During the copycat era, the relationship between China and Silicon Valley was one of imitation, competition, and catch-up. But around 2013, the Chinese internet changed direction. It no longer lagged behind the Western internet in functionality, though it also hadn’t surpassed Silicon Valley on its own terms. Instead, it was morphing into an alternate internet universe, a space with its own raw materials, planetary systems, and laws of physics. It was a place where many users accessed the internet only through cheap smartphones, where smartphones played the role of credit cards, and where population-dense cities created a rich laboratory for blending the digital and physical worlds.

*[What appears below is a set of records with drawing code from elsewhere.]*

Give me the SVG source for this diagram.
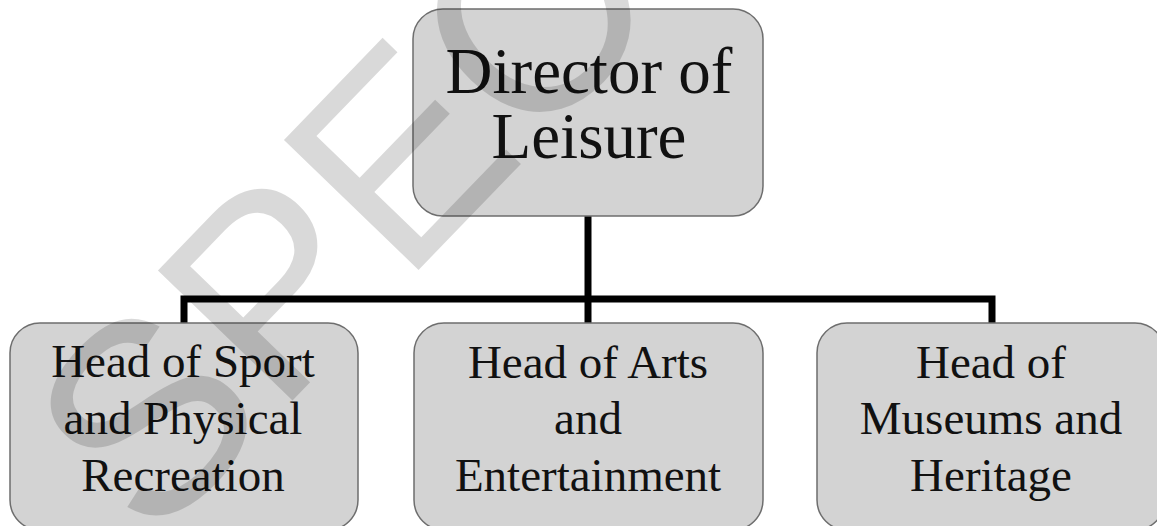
<svg xmlns="http://www.w3.org/2000/svg" width="1157" height="526" viewBox="0 0 1157 526">
  <style>
    .box { fill: #d3d3d3; stroke: #6e6e6e; stroke-width: 1.5; }
    .lbl { font-family: "Liberation Serif", "Times New Roman", serif; fill: #111; text-anchor: middle; }
    .top { font-size: 65px; }
    .sub { font-size: 47px; }
    .link { fill: none; stroke: #000; stroke-width: 7; stroke-linejoin: miter; stroke-linecap: butt; }
    .mark { font-family: "Liberation Sans", Arial, sans-serif; font-size: 272px; fill: #000; fill-opacity: 0.15; }
  </style>
  <rect width="1157" height="526" fill="#fff"/>

  <g id="connectors">
    <path class="link" d="M588 216 V299"/>
    <path class="link" d="M184 323 V299 H992 V323"/>
    <path class="link" d="M588 299 V323"/>
  </g>

  <g id="director">
    <rect class="box" x="413" y="9" width="350" height="207" rx="30" ry="30"/>
    <text class="lbl top" x="589" y="93">Director of</text>
    <text class="lbl top" x="589" y="158">Leisure</text>
  </g>

  <g id="sport">
    <rect class="box" x="10" y="323" width="348" height="207" rx="30" ry="30"/>
    <text class="lbl sub" x="183" y="377">Head of Sport</text>
    <text class="lbl sub" x="183" y="434">and Physical</text>
    <text class="lbl sub" x="183" y="491">Recreation</text>
  </g>

  <g id="arts">
    <rect class="box" x="414" y="323" width="349" height="207" rx="30" ry="30"/>
    <text class="lbl sub" x="588" y="378">Head of Arts</text>
    <text class="lbl sub" x="588" y="434">and</text>
    <text class="lbl sub" x="588" y="491">Entertainment</text>
  </g>

  <g id="museums">
    <rect class="box" x="817" y="323" width="348" height="207" rx="30" ry="30"/>
    <text class="lbl sub" x="991" y="378">Head of</text>
    <text class="lbl sub" x="991" y="434">Museums and</text>
    <text class="lbl sub" x="991" y="491">Heritage</text>
  </g>

  <!-- diagonal watermark -->
  <text class="mark" transform="translate(151 547) rotate(-46)">SPEC</text>
</svg>
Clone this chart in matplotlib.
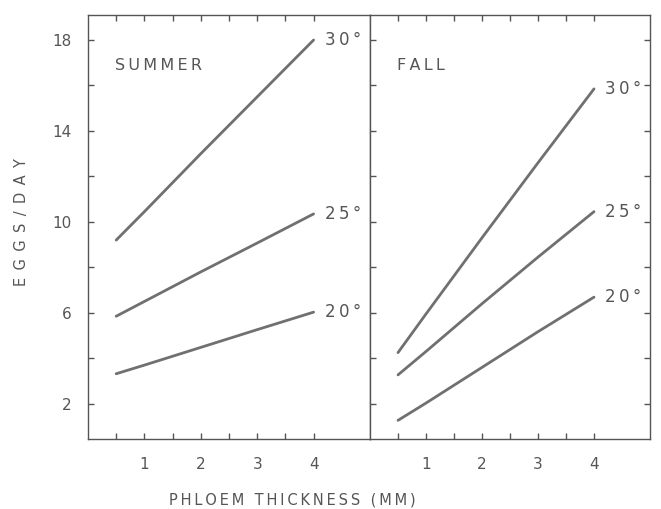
import matplotlib
matplotlib.use("Agg")
import matplotlib.pyplot as plt

# phloem thickness (mm) where each line was read
thick = [0.5, 1, 2, 3, 4]

# eggs/day
summer_30 = [9.2, 10.45, 13.0, 15.5, 18.0]
summer_25 = [5.85, 6.5, 7.8, 9.07, 10.35]
summer_20 = [3.32, 3.7, 4.48, 5.26, 6.03]

fall_30 = [4.25, 5.95, 9.3, 12.6, 15.85]
fall_25 = [3.27, 4.3, 6.4, 8.45, 10.45]
fall_20 = [1.27, 2.03, 3.6, 5.17, 6.69]

temps = ["30°", "25°", "20°"]
seasons = ["SUMMER", "FALL"]

ink = "#555555"
line_col = "#707070"


def spaced(s):
    # the old typed lettering is widely spaced
    return "\u2009".join(s)


fig = plt.figure(figsize=(6.61, 5.09), dpi=100)
ax1 = fig.add_axes([88 / 661, 70 / 509, 282 / 661, 424 / 509])
ax2 = fig.add_axes([370 / 661, 70 / 509, 280 / 661, 424 / 509])

panels = [
    (ax1, [summer_30, summer_25, summer_20], seasons[0]),
    (ax2, [fall_30, fall_25, fall_20], seasons[1]),
]

for ax, series, name in panels:
    for vals, t in zip(series, temps):
        ax.plot(thick, vals, color=line_col, lw=2.0, solid_capstyle="round")
        ax.text(thick[-1] + 0.2, vals[-1], spaced(t), color=ink, fontsize=12,
                ha="left", va="center")
    ax.text(0.48, 16.9, spaced(name), color=ink, fontsize=11.5,
            ha="left", va="center")

    ax.set_xlim(0, 5)
    ax.set_ylim(0.45, 19.1)
    ax.set_xticks([0.5, 1, 1.5, 2, 2.5, 3, 3.5, 4])
    ax.set_xticklabels(["", "1", "", "2", "", "3", "", "4"])
    ax.set_yticks([2, 4, 6, 8, 10, 12, 14, 16, 18])
    for sp in ax.spines.values():
        sp.set_color(ink)
        sp.set_linewidth(1.0)
    ax.tick_params(direction="in", length=4, width=1, color=ink,
                   labelcolor=ink, labelsize=11, top=True)
    ax.tick_params(axis="x", pad=13)
    ax.tick_params(axis="y", pad=12)

ax1.set_yticklabels(["2", "", "6", "", "10", "", "14", "", "18"])
ax1.tick_params(axis="y", right=False)
ax2.tick_params(axis="y", left=True, right=True, labelleft=False)

fig.text(292 / 661, 9 / 509, spaced("PHLOEM THICKNESS (MM)"), color=ink,
         fontsize=10.5, ha="center", va="center")
fig.text(22 / 661, 1 - 222 / 509, "\u2002".join("EGGS/DAY"), color=ink,
         fontsize=10.5, ha="center", va="center", rotation=90)

fig.savefig("out.png", dpi=100)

The Chinese tech companies that ruled this world had no obvious corollaries in Silicon Valley. Simple shorthand like “the Amazon of China” or “the Facebook of China” no longer made sense when describing apps like WeChat—the dominant social app in China, but one that evolved into a “digital Swiss Army knife” capable of letting people pay at the grocery store, order a hot meal, and book a doctor’s visit.
Indigenous Innovation
Underneath this transformation lay several key building blocks: mobile-first internet users, WeChat’s role as the national super-app, and mobile payments that transformed every smartphone into a digital wallet. Once those pieces were in place, Chinese startups set off an explosion of indigenous innovation. They pioneered online-to-offline services that stitched the internet deep into the fabric of the Chinese economy. They turned Chinese cities into the first cashless environments since the days of the barter economy. And they revolutionized urban transportation with intelligent bike-sharing applications that created the world’s largest Internet-of-Things network.
Adding fuel to this fire was an unprecedented wave of government support for innovation. Under the banner of “Mass Innovation and Mass Entrepreneurship,” Chinese mayors flooded their cities with new innovation zones, incubators, and government-backed venture-capital funds. It was a campaign that analysts in the West dismissed as inefficient and misguided, but one that turbocharged the evolution of China’s alternate internet universe.
Doing the Grunt Work
Thriving in this environment required both engineering prowess and raw manpower: armies of scooter-riding deliverymen schlepping hot meals around town, tens of thousands of sales reps fanning out to push mobile payments on street vendors, and millions of shared bikes loaded onto tuk-tuks and dispersed around cities. An explosion of these services pushed Chinese companies to roll up their sleeves and do the grunt work of running an operations-heavy business in the real world.
In my view, that willingness to get one’s hands dirty in the real world separates Chinese technology companies from their Silicon Valley peers. American startups like to stick to what they know: building clean digital platforms that facilitate information exchanges. Those platforms can be used by vendors who do the legwork, but the tech companies tend to stay distant and aloof from these logistical details. They aspire to the mythology satirized in the HBO series Silicon Valley, that of a skeleton crew of hackers building a billion-dollar business without ever leaving their San Francisco loft.
Chinese companies, on the other hand, don’t have this kind of luxury. Surrounded by competitors ready to reverse-engineer their digital products, they must use their scale, spending, and efficiency at the grunt work level as a differentiating factor. They burn cash like crazy and rely on armies of low-wage delivery workers to make their business models work. It’s a defining trait of China’s alternate internet universe that leaves American analysts entrenched in Silicon Valley orthodoxy scratching their heads.
China: The Saudi Arabia of Data?
But this Chinese commitment to grunt work is also what is laying the groundwork for Chinese leadership in the age of AI implementation.
By immersing themselves in the messy details of food delivery, car repairs, shared bikes, and purchases at the corner store, these companies are turning China into the Saudi Arabia of data: a country that suddenly finds itself sitting atop stockpiles of the key resource that powers this technological era. Chinese companies, which gather data from the real world: the what, when, and where of physical purchases, meals, makeovers, and transportation, have already vaulted far ahead of the United States as the world’s largest producer of digital data, a gap that is widening by the day. And as AI continues to “electrify” new industries, China’s embrace of the messy details of the real world will continue to give it an edge on Silicon Valley.